Continuing with the quantification of the parameters of convolutional neural networks, we find again in [
13] an implementation of SqueezeNet v1.1 where, prior to the design of the accelerator, the authors performed a study of the effect of quantification on the model’s accuracy.
They observed that by using the 8-bit integer data type, they considerably reduced both the FPGA resources and the memory access, obtaining a loss of 0.69% and 0.72%, resulting in 57.49% and 79.90%, the first and fifth in accuracy, respectively.
It is worth mentioning that this implementation was carried out on the low-cost DE10-Nano board using the OpenCL standard and HLS.
In addition, they incorporated additional logic that allowed them to read the input data, filter the convolution, and write the results into the global memory. Also, because the ReLU activation function generates feature maps with results equal to zero, they introduced a specific control with which they avoided performing operations with null input values.

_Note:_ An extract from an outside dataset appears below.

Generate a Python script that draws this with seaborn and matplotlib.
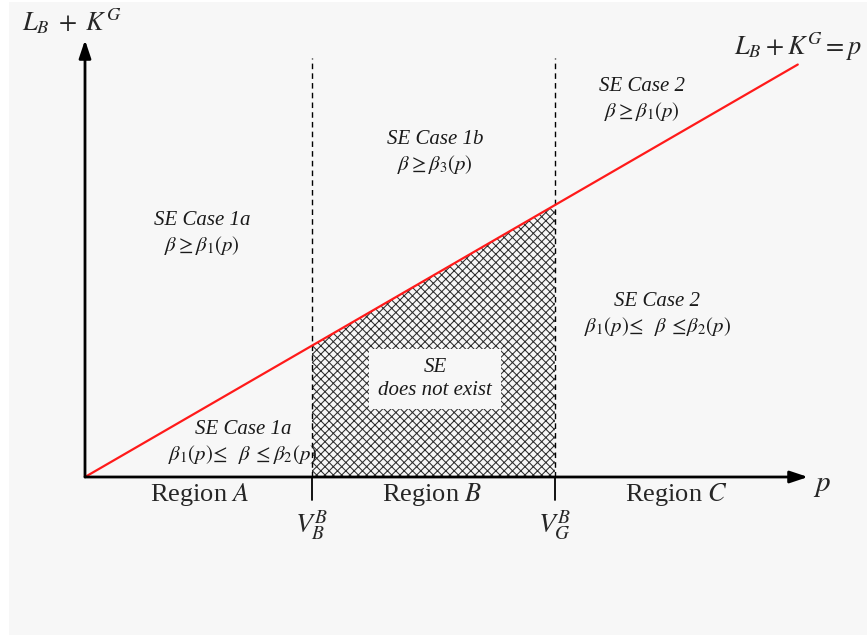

Continuing with implementations using reduced fixed-point precision, we have the work of [
14]. They used a Zynq-7020 for the implementation based on the ZC702 development board. The authors employed 8 bits for the parameters (weights and bias) and 16 bits for the activations and carried out fixed-point arithmetic. This yielded an execution time of 333 ms. Their energy efficiency measurements were obtained from Vivado’s Xilinx Estimator Power (XPE) and resulted in a 2275-watt consumption. The Xilinx HLS tool was used for the design, which required two kernels for implementation. In particular, 186 DSPs were used in its implementation.
Similar works to those with Zynq-7020 can be found in [
15], using HLS but working with 32-bit floating point. They reached execution times of 1 second, and curiously, with coupling degrees similar to those previously mentioned, they obtain 7.95 watts of power consumption again using XPE.
Later, in [
16], the researchers developed a project on the SOC DE10-Nano board, the implementation of SqueezeNet v1.1 conferring parallelism at a multithreaded level, using the HLS of OpenCL.
They provided detailed documentation of the steps followed to carry out their design. They included different versions where applying optimization techniques of kernels as the coalescent memory access and the loop unrolling reduced the time required in the network’s prediction. Reviewing the implementation, it is observed that using coalescent memory through the float4 data structure limits the number of channels of each convolution layer since they must be a multiple of four due to the number of data elements that are read in a coalescent way.